How much has Ana saved? Her state tax bill would decrease from $665,000 to $200,000, while electing to pay the PTE tax brings her personal tax bill down to almost $1.9 million. Ultimately, while less pretax income is distributed to partners, having the entity pay a PTE tax lets Ana keep $3.1 million in after-tax income. That represents nearly a 24% increase in after-tax wealth per partner gained by circumventing the SALT deduction cap.

Does Your Client Qualify?

PTE tax elections can be a powerful tool for owners of partnerships and S corps while the SALT deduction cap remains in effect. But there are some special rules to consider before advising your clients to make the election. 

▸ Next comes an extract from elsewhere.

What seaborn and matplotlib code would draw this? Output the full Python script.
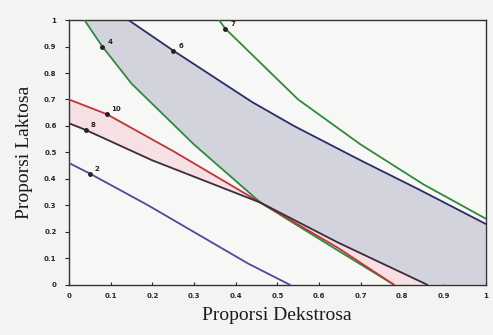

To be eligible for the PTE tax, the entity must have at least two partners; single-owner LLCs don’t qualify. What’s more, rates, eligibility criteria, and personal state tax credits differ by state. For example, in Connecticut, all partnerships and S corps operating within the state must pay the PTE tax. That’s unlike some other states where entities may opt in. Most jurisdictions offer full credit for pro rata portions of a PTE tax paid against the owner’s state income tax, but in some states (like Connecticut and Massachusetts) the credit doesn’t fully cover the state tax paid. And certain states eliminate the credit if the owner resides in a different state from the entity. Making a PTE tax election may also create additional administrative burdens in terms of tracking and reporting. 

Importantly, the Internal Revenue Service released Notice 2020-75 on Nov. 9, 2020, announcing its intent to issue clarifying regulations stipulating that state and local income taxes are deductible by partnerships and S corps in computing their non-separately stated taxable income or loss. It remains to be seen whether the same holds true for tiered partnerships and investment partnerships that are generally subject to the miscellaneous itemized deduction.